The art of ageing a rockfish

How old is my fish? How long do fish live? When do they mature and start reproducing?

These are all questions that can be answered by ageing a fish’s ear bone, called an otolith. Otoliths are hard, calcium carbonate structures that are found in fluid-filled semicircular canals near the fish’s brain and help with gravity, balance and orientation. These hard structures are like small data loggers. As a fish grows, banding patterns are formed in the otolith  similar to how rings are formed in the trunks of trees. When the fish is growing fast, these bands are spaced far apart and when the growth of the fish slows as it gets older, the bands become narrower and closer together. For most temperate fish species, like those found in California, these bands are deposited annually so that we can tell the age of the fish at capture by counting the number of annual growth bands.

This summer I assisted researchers at the NOAA National Marine Fisheries Service in Santa Cruz, California to production age Cowcod Rockfish (Sebastes levis). Cowcod were historically important in California fisheries, but their population numbers dropped so low in the 1990s that the species was declared overfished in 1999 and no-take fishing regulations were enacted to recover the species.
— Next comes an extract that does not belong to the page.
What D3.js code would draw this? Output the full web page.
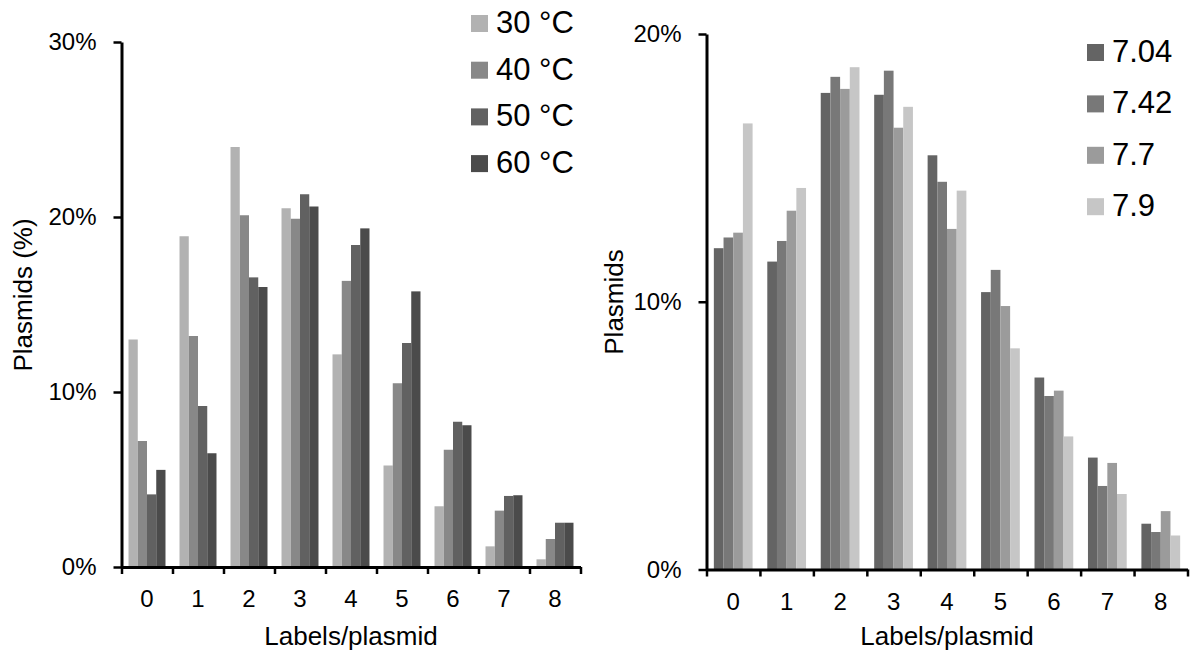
<!DOCTYPE html>
<html>
<head>
<meta charset="utf-8">
<script src="https://cdn.jsdelivr.net/npm/d3@7"></script>
<style>
    body { margin: 0; background: #fff; }
    svg { display: block; font-family: "Liberation Sans", Arial, sans-serif; }
</style>
</head>
<body>
<div id="svg-container"></div>
<script>
const categories = ['0', '1', '2', '3', '4', '5', '6', '7', '8'];

// left panel: temperature series (%)
const tempNames = ['30 °C', '40 °C', '50 °C', '60 °C'];
const temp30 = [13.0, 18.9, 24.0, 20.5, 12.15, 5.8, 3.47, 1.18, 0.44];
const temp40 = [7.2, 13.2, 20.1, 19.9, 16.35, 10.5, 6.7, 3.22, 1.6];
const temp50 = [4.15, 9.2, 16.55, 21.3, 18.4, 12.8, 8.3, 4.06, 2.53];
const temp60 = [5.55, 6.5, 16.0, 20.6, 19.35, 15.75, 8.1, 4.1, 2.53];
const tempColors = ['#b2b2b2', '#888888', '#616161', '#4b4b4b'];
const tempTicks = [0, 10, 20, 30];

// right panel: pH series (%)
const phNames = ['7.04', '7.42', '7.7', '7.9'];
const ph704 = [12.0, 11.5, 17.8, 17.73, 15.47, 10.36, 7.17, 4.18, 1.71];
const ph742 = [12.4, 12.27, 18.4, 18.63, 14.48, 11.19, 6.48, 3.12, 1.40];
const ph77 = [12.58, 13.4, 17.95, 16.5, 12.72, 9.84, 6.68, 3.98, 2.18];
const ph79 = [16.66, 14.25, 18.76, 17.28, 14.15, 8.26, 4.97, 2.82, 1.27];
const phColors = ['#646464', '#787878', '#9b9b9b', '#c6c6c6'];
const phTicks = [0, 10, 20];

const svgWidth = 1192;
const svgHeight = 657;

const svg = d3.select('#svg-container')
    .append('svg')
    .attr('width', svgWidth)
    .attr('height', svgHeight);

function buildPanel(opts) {
    const g = svg.append('g');

    const x = d3.scaleBand()
        .domain(categories)
        .range([opts.left, opts.right])
        .paddingInner(0.275)
        .paddingOuter(0.1375);

    const xSeries = d3.scaleBand()
        .domain(opts.names)
        .range([0, x.bandwidth()]);

    const y = d3.scaleLinear()
        .domain([0, opts.max])
        .range([opts.bottom, opts.top]);

    const rows = categories.map((c, i) => opts.series.map((s, j) => ({ cat: c, name: opts.names[j], value: s[i], color: opts.colors[j] })));

    g.selectAll('.group')
        .data(rows)
        .enter()
        .append('g')
        .attr('transform', (d, i) => `translate(${x(categories[i])}, 0)`)
        .selectAll('rect')
        .data((d) => d)
        .enter()
        .append('rect')
        .attr('x', (d) => xSeries(d.name))
        .attr('y', (d) => y(d.value))
        .attr('width', xSeries.bandwidth())
        .attr('height', (d) => opts.bottom - y(d.value))
        .attr('fill', (d) => d.color);

    // y axis
    const yAxis = g.append('g')
        .attr('transform', `translate(${opts.left}, 0)`)
        .call(d3.axisLeft(y)
            .tickValues(opts.ticks)
            .tickFormat((d) => d + '%')
            .tickSize(8)
            .tickSizeOuter(0)
            .tickPadding(17));
    yAxis.select('.domain').attr('stroke-width', 3);
    yAxis.selectAll('.tick line').attr('stroke-width', 2.5);
    yAxis.selectAll('.tick text').attr('font-size', 24).attr('fill', '#000');

    // x axis with ticks on category boundaries
    const xEdge = d3.scaleLinear()
        .domain([0, categories.length])
        .range([opts.left, opts.right]);
    const xAxis = g.append('g')
        .attr('transform', `translate(0, ${opts.bottom})`)
        .call(d3.axisBottom(xEdge)
            .tickValues(d3.range(categories.length + 1))
            .tickFormat('')
            .tickSize(7)
            .tickSizeOuter(0));
    xAxis.select('.domain').attr('stroke-width', 3);
    xAxis.selectAll('.tick line').attr('stroke-width', 2.5);

    const xLabels = g.append('g')
        .attr('transform', `translate(0, ${opts.bottom})`)
        .call(d3.axisBottom(x).tickSize(0).tickPadding(23));
    xLabels.select('.domain').remove();
    xLabels.selectAll('.tick text').attr('font-size', 24).attr('fill', '#000');

    // axis titles
    g.append('text')
        .attr('x', (opts.left + opts.right) / 2)
        .attr('y', 645)
        .attr('text-anchor', 'middle')
        .attr('font-size', 26)
        .text('Labels/plasmid');

    g.append('text')
        .attr('transform', `translate(${opts.titleX}, ${opts.titleY}) rotate(-90)`)
        .attr('text-anchor', 'middle')
        .attr('font-size', 26)
        .text(opts.yTitle);

    // legend
    const legend = g.selectAll('.legend-item')
        .data(opts.names)
        .enter()
        .append('g')
        .attr('transform', (d, i) => `translate(${opts.legendX}, ${opts.legendY + i * opts.legendStep})`);

    legend.append('rect')
        .attr('width', 17)
        .attr('height', 17)
        .attr('fill', (d, i) => opts.colors[i]);

    legend.append('text')
        .attr('x', 25)
        .attr('y', 18)
        .attr('font-size', 31)
        .text((d) => d);
}

buildPanel({
    left: 121.5, right: 580.5, top: 42, bottom: 567, max: 30,
    series: [temp30, temp40, temp50, temp60],
    names: tempNames, colors: tempColors, ticks: tempTicks,
    yTitle: 'Plasmids (%)', titleX: 32, titleY: 295,
    legendX: 471, legendY: 15, legendStep: 46.7
});

buildPanel({
    left: 706.5, right: 1187.5, top: 34, bottom: 569.5, max: 20,
    series: [ph704, ph742, ph77, ph79],
    names: phNames, colors: phColors, ticks: phTicks,
    yTitle: 'Plasmids', titleX: 623, titleY: 302,
    legendX: 1087, legendY: 44, legendStep: 51.4
});
</script>
</body>
</html>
The Cowcod population will likely be re-assessed in the coming year by NOAA scientists and part of this process is collecting age data on this species from fish that were caught in scientific surveys.

Cowcod
A Cowcod and Flag rockfish caught on video during a submersible survey.

We use what is called the “break-and-burn” method to age otoliths. We start with the dry otolith, break it in half through it’s center and then carefully burn it over an alcohol flame (kind of like toasting a marshmallow!). This helps us see the banding patterns. Then we line up the otoliths in a petri dish, standing them up in clay, and look at the banding patterns under a microscope to tell the age.

 

Cowcod are NOT an easy species to age, so no worries if you have a hard time seeing the growth patterns! For production ageing, we always have two readers who independently age each otolith and then come back together and discuss any differences in age estimates. Sometimes it feels like fish ageing can be more of an art than a science when the growth patterns are hard to identify!  Cowcod are reported to be one of the long-lived rockfish species. Out of the 350 or so otoliths we aged, we saw one over 50 years old, but most were in the 15 to 30 year old range. Hopefully good news for a recovering species!